WORK REQUIRED:
From the very first line of the data to the line containing "d3.scaleLinear().domain([0, 0.00007]).range([height, 0]);", retype everything exactly, leaving the pictures behind.

INFORMATION PROVIDED:

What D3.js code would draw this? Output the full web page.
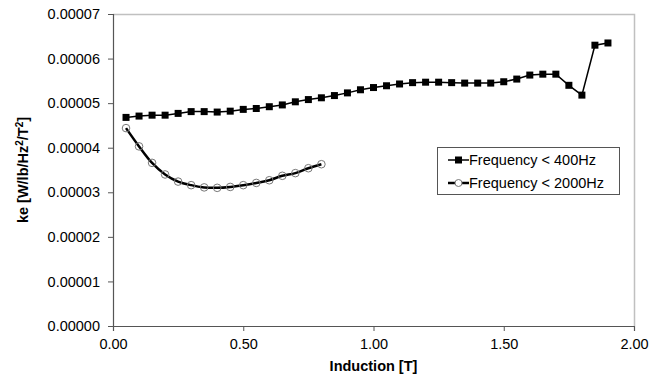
<!DOCTYPE html>
<html>
<head>
<meta charset="utf-8">
<script src="https://cdn.jsdelivr.net/npm/d3@7"></script>
<style>
  body { margin: 0; background: #fff; }
  text { font-family: Arial, "Liberation Sans", sans-serif; }
</style>
</head>
<body>
<div id="chart"></div>
<script>
// induction values (T)
const induction400 = [0.05, 0.10, 0.15, 0.20, 0.25, 0.30, 0.35, 0.40, 0.45, 0.50,
  0.55, 0.60, 0.65, 0.70, 0.75, 0.80, 0.85, 0.90, 0.95, 1.00,
  1.05, 1.10, 1.15, 1.20, 1.25, 1.30, 1.35, 1.40, 1.45, 1.50,
  1.55, 1.60, 1.65, 1.70, 1.75, 1.80, 1.85, 1.90];
const ke400 = [4.68, 4.71, 4.73, 4.73, 4.77, 4.81, 4.81, 4.80, 4.82, 4.86,
  4.88, 4.92, 4.96, 5.03, 5.08, 5.12, 5.17, 5.23, 5.30, 5.35,
  5.39, 5.43, 5.46, 5.47, 5.47, 5.46, 5.45, 5.45, 5.45, 5.48,
  5.54, 5.63, 5.65, 5.65, 5.40, 5.18, 6.30, 6.35].map(v => v * 1e-5);

const induction2000 = [0.05, 0.10, 0.15, 0.20, 0.25, 0.30, 0.35, 0.40,
  0.45, 0.50, 0.55, 0.60, 0.65, 0.70, 0.75, 0.80];
const ke2000 = [4.44, 4.03, 3.66, 3.40, 3.24, 3.16, 3.11, 3.10,
  3.12, 3.16, 3.21, 3.27, 3.37, 3.43, 3.54, 3.63].map(v => v * 1e-5);

const xTicks = [0, 0.5, 1.0, 1.5, 2.0];
const yTicks = [0, 0.00001, 0.00002, 0.00003, 0.00004, 0.00005, 0.00006, 0.00007];
const seriesNames = ['Frequency < 400Hz', 'Frequency < 2000Hz'];

const W = 669, H = 374;
const margin = { top: 14, right: 35, bottom: 48, left: 113 };
const width = W - margin.left - margin.right;
const height = H - margin.top - margin.bottom;
const fs = 14.5;

const svg = d3.select('#chart').append('svg')
  .attr('width', W).attr('height', H);
const g = svg.append('g')
  .attr('transform', `translate(${margin.left},${margin.top})`);

const x = d3.scaleLinear().domain([0, 2]).range([0, width]);
const y = d3.scaleLinear().domain([0, 0.00007]).range([height, 0]);

// plot frame (top/right)
g.append('path')
  .attr('d', `M0,0.5H${width + 0.5}V${height}`)
  .attr('fill', 'none').attr('stroke', '#c0c0c0').attr('stroke-width', 1.5);

// axes
const xAxis = g.append('g')
  .attr('transform', `translate(0,${height})`)
  .call(d3.axisBottom(x).tickValues(xTicks).tickFormat(d3.format('.2f')).tickSizeOuter(0).tickSize(5));
const yAxis = g.append('g')
  .call(d3.axisLeft(y).tickValues(yTicks).tickFormat(d3.format('.5f')).tickSizeOuter(0).tickSize(5));

[xAxis, yAxis].forEach(a => {
  a.select('.domain').attr('stroke', '#555').attr('stroke-width', 1.2);
  a.selectAll('.tick line').attr('stroke', '#555');
  a.selectAll('text').attr('font-size', fs).attr('fill', '#000')
    .style('font-family', 'Arial, "Liberation Sans", sans-serif');
});
xAxis.selectAll('text').attr('y', 8).attr('dy', '1.05em');
yAxis.selectAll('text').attr('x', -13);

// axis titles
svg.append('text')
  .attr('x', margin.left + width / 2).attr('y', 371)
  .attr('text-anchor', 'middle').attr('font-size', fs).attr('font-weight', 'bold')
  .text('Induction [T]');

const yt = svg.append('text')
  .attr('transform', `translate(28,${margin.top + height / 2}) rotate(-90)`)
  .attr('text-anchor', 'middle').attr('font-size', fs).attr('font-weight', 'bold');
yt.append('tspan').text('ke [W/lb/Hz');
yt.append('tspan').attr('baseline-shift', 'super').attr('font-size', 10).text('2');
yt.append('tspan').text('/T');
yt.append('tspan').attr('baseline-shift', 'super').attr('font-size', 10).text('2');
yt.append('tspan').text(']');

// series 1: straight line, square markers
const d400 = induction400.map((v, i) => [v, ke400[i]]);
g.append('path')
  .datum(d400)
  .attr('fill', 'none').attr('stroke', '#000').attr('stroke-width', 1.5)
  .attr('d', d3.line().x(d => x(d[0])).y(d => y(d[1])));
g.selectAll('.sq')
  .data(d400)
  .enter().append('rect')
  .attr('class', 'sq')
  .attr('x', d => x(d[0]) - 3.5).attr('y', d => y(d[1]) - 3.5)
  .attr('width', 7).attr('height', 7).attr('fill', '#000');

// series 2: smoothed line, open circle markers
const d2000 = induction2000.map((v, i) => [v, ke2000[i]]);
g.append('path')
  .datum(d2000)
  .attr('fill', 'none').attr('stroke', '#000').attr('stroke-width', 2.5)
  .attr('d', d3.line().curve(d3.curveCatmullRom.alpha(0.5)).x(d => x(d[0])).y(d => y(d[1])));
g.selectAll('.circ')
  .data(d2000)
  .enter().append('circle')
  .attr('class', 'circ')
  .attr('cx', d => x(d[0])).attr('cy', d => y(d[1]))
  .attr('r', 3.8).attr('fill', 'none').attr('stroke', '#777').attr('stroke-width', 1);

// legend
const lg = svg.append('g').attr('transform', 'translate(437,147)');
lg.append('rect')
  .attr('x', 0.5).attr('y', 0.5).attr('width', 182).attr('height', 47)
  .attr('fill', '#fff').attr('stroke', '#555');
seriesNames.forEach((name, i) => {
  const cy = 13 + i * 23;
  lg.append('line').attr('x1', 11).attr('x2', 32).attr('y1', cy).attr('y2', cy)
    .attr('stroke', '#000').attr('stroke-width', i === 0 ? 1.5 : 2.5);
  if (i === 0) {
    lg.append('rect').attr('x', 18).attr('y', cy - 3.5).attr('width', 7).attr('height', 7).attr('fill', '#000');
  } else {
    lg.append('circle').attr('cx', 21.5).attr('cy', cy).attr('r', 3.5)
      .attr('fill', '#fff').attr('stroke', '#777');
  }
  lg.append('text').attr('x', 32).attr('y', cy + 5).attr('font-size', fs).text(name);
});
</script>
</body>
</html>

TASK SOLUTION:
What D3.js code would draw this? Output the full web page.
<!DOCTYPE html>
<html>
<head>
<meta charset="utf-8">
<script src="https://cdn.jsdelivr.net/npm/d3@7"></script>
<style>
  body { margin: 0; background: #fff; }
  text { font-family: Arial, "Liberation Sans", sans-serif; }
</style>
</head>
<body>
<div id="chart"></div>
<script>
// induction values (T)
const induction400 = [0.05, 0.10, 0.15, 0.20, 0.25, 0.30, 0.35, 0.40, 0.45, 0.50,
  0.55, 0.60, 0.65, 0.70, 0.75, 0.80, 0.85, 0.90, 0.95, 1.00,
  1.05, 1.10, 1.15, 1.20, 1.25, 1.30, 1.35, 1.40, 1.45, 1.50,
  1.55, 1.60, 1.65, 1.70, 1.75, 1.80, 1.85, 1.90];
const ke400 = [4.68, 4.71, 4.73, 4.73, 4.77, 4.81, 4.81, 4.80, 4.82, 4.86,
  4.88, 4.92, 4.96, 5.03, 5.08, 5.12, 5.17, 5.23, 5.30, 5.35,
  5.39, 5.43, 5.46, 5.47, 5.47, 5.46, 5.45, 5.45, 5.45, 5.48,
  5.54, 5.63, 5.65, 5.65, 5.40, 5.18, 6.30, 6.35].map(v => v * 1e-5);

const induction2000 = [0.05, 0.10, 0.15, 0.20, 0.25, 0.30, 0.35, 0.40,
  0.45, 0.50, 0.55, 0.60, 0.65, 0.70, 0.75, 0.80];
const ke2000 = [4.44, 4.03, 3.66, 3.40, 3.24, 3.16, 3.11, 3.10,
  3.12, 3.16, 3.21, 3.27, 3.37, 3.43, 3.54, 3.63].map(v => v * 1e-5);

const xTicks = [0, 0.5, 1.0, 1.5, 2.0];
const yTicks = [0, 0.00001, 0.00002, 0.00003, 0.00004, 0.00005, 0.00006, 0.00007];
const seriesNames = ['Frequency < 400Hz', 'Frequency < 2000Hz'];

const W = 669, H = 374;
const margin = { top: 14, right: 35, bottom: 48, left: 113 };
const width = W - margin.left - margin.right;
const height = H - margin.top - margin.bottom;
const fs = 14.5;

const svg = d3.select('#chart').append('svg')
  .attr('width', W).attr('height', H);
const g = svg.append('g')
  .attr('transform', `translate(${margin.left},${margin.top})`);

const x = d3.scaleLinear().domain([0, 2]).range([0, width]);
const y = d3.scaleLinear().domain([0, 0.00007]).range([height, 0]);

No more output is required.